Wednesday, August 27, 2008

My very first onsen

Yesterday was a busy day for me. I woke up just before 6 am and could not get back to sleep.
I met my friend Dee-san for breakfast at her hotel at 9 am. The buffet overlooks a traditional Japanese garden with cascading water falls and a large Koi pond. It was quite a view. 

After breakfast, Dee-san and I went to Akihabara to get cameras.  I was particularly motivated to get a small point and shoot after lugging around the Nikon D70 for 3 days. I immediately fell in love with the Fuji FinePix J150 but they didn't have an international model (no English instructions or international warranty) and the price was kinda steep (about 300 - 350 yen). A phone call to Norm later and I decided to wait...and sulk. 

Dee-san bought herself a nice early birthday present (Lumix Fs5 by Panasonic). The sales people at Yodobashi Akiba were super nice and helpful - almost too helpful. The clerk suggested an international wall plug because he wasn't sure if the chord to charge the camera would be rated for the U.S. (the plug adaptor was roughly $2.00). He rings up the purchase,  a process that includes little rubber stamps, multiple receipts, stapling things to the pages of Dee-san's passport, and 2 clerks to keep it all straight. Well, it turns out that the chord doesn't need the adaptor, which - whatever, right? It's $2.00. Well, the clerk is just beside himself. To refund the money requires 2 manager-type people, 3 more clerks, new little rubber stamps, additional receipts, the passport, 27 ritualistic bows, a sacrificial white lamb, and about 30 minutes of time. It was a little much.

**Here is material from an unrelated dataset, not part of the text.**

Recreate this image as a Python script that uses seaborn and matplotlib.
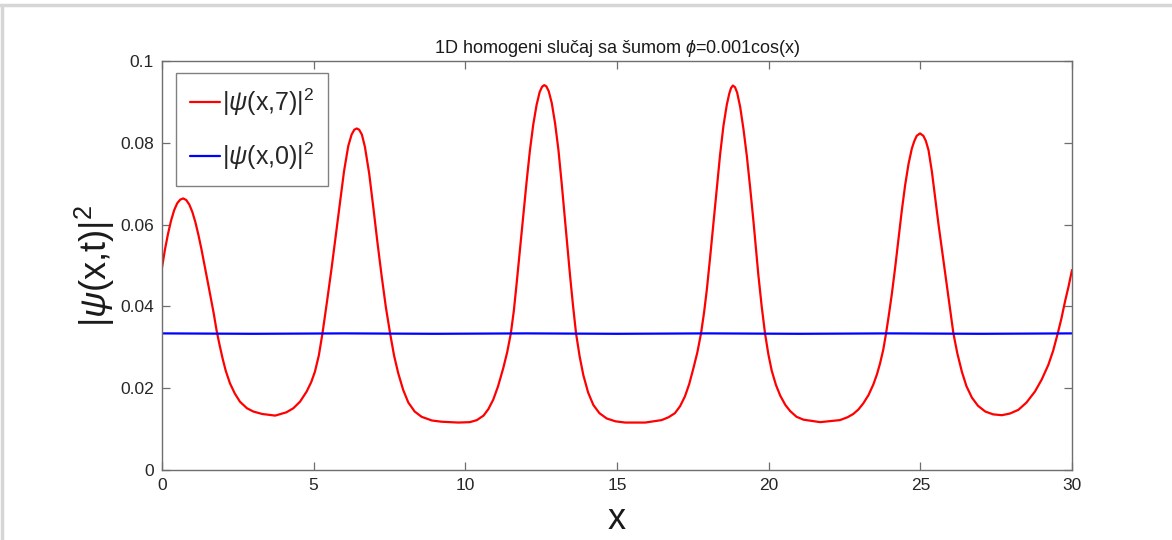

From Akihabara we took the subway to Asakusa. Asakusa is home to the Sensoo-ji Temple. Sensoo-ji enshrines a golden image of Kannon (the Buddhist Goddess of Mercy) which, legend has it, was fished out of the Sumidagawa river by two fishermen in 628. We approached the temple through the Kaminari-mon (Thunder Gate) which is protected by Fuujin, god of wind (right side); and Raijin, god of thunder (left side). At dusk, when the lights around the temple turn on, the eyes of these two gods seem to glow menacingly. 

In front of the temple there is a large cauldron (for lack of a better word) filled with burning incense. The smoke is supposed to bestow good health and you rub the smoke into your skin before making your way up the temple steps. At the top of the steps, you throw some money (5 yen or so) into a metal grate. I think that the sound of the money hitting the metal signals your presence to the god of the temple. In some temples, you pull a rope and it sounds a gong. At any rate, once you have the god's attention, you pray and then finish by clapping your hands twice.  Sensoo-ji temple complex can also boast to the second tallest pagoda in Japan, an interesting fact to toss around at a dinner party, should you feel so inclined. 

We left the temple by way of Nakamise-doori. Nakamise-doori is a pedestrian walkway that is chock-a-block with stores. I found a blue and white yukata with koi on it, as well as a handmade change purse made of deer skin. Eventually, we wound our way through and found an onsen that we had both read about and wanted to try.

A word about onsens and sentoos - I realize that public bathing is not for everyone but in Japan, taking a break at a sentoo or onsen is practically a national past-time. An onsen gets its water from a natural hot springs (a sento can heat its water) and different onsen have different types of water, depending on the source. The Jakoysu-yu onsen (which is where we went) has mineral rich, dark colored water (like a reddish brown color) and it is hot hot hot - 45 C.  The onsen and sentoos in Japan are subsidized by the government so they are pretty reasonably priced. We paid roughly $4.50 to enter the onsen and we purchased towels and soap for an additional $3 - $4. First we paid the front desk attendant, then we went into the ladies changing room, put everything into a locker, grabbed a senmenki (wash basin) and headed for the women's bathing area.

Before stepping into bath, we washed at a bank of low showers and water spigots. This involved sitting on a low stool, soaping up and scrubbing down. Then you spend about 10 minutes rinsing off, ensuring that there are absolutely zero soap particles left on your body before getting into the bath. There are three baths that you circulate between - the scalding hot, volcanic water bath, the milder simmering bath and the freezing ice bath.  I jumped right into the scalding hot water bath. Dee took a more measured approach and went to the simmering, not as scalding, bath first. Honestly, it was quite pleasant after the initial shock subsided. I actually liked the ice cold bath the best and was pleasantly relaxed by the time we were finished. 

We ended the afternoon with tempura at Daikokuya and for dessert we had purple sweet-potato ice cream. Dee-san was meeting people for dinner so we parted ways around 6 pm. Norm's co-worker, Lester, stopped by the room to see if we wanted to hit up Shibuya for some shopping. We ended up at Loft (a large department store in Shibuya) and they were hosting something called "Pop Box: Popculture Bazaar". Norm and I especially liked the art from Mad Barbarians (www.madbarbarians.com). We looked around for a while then headed back to the hotel.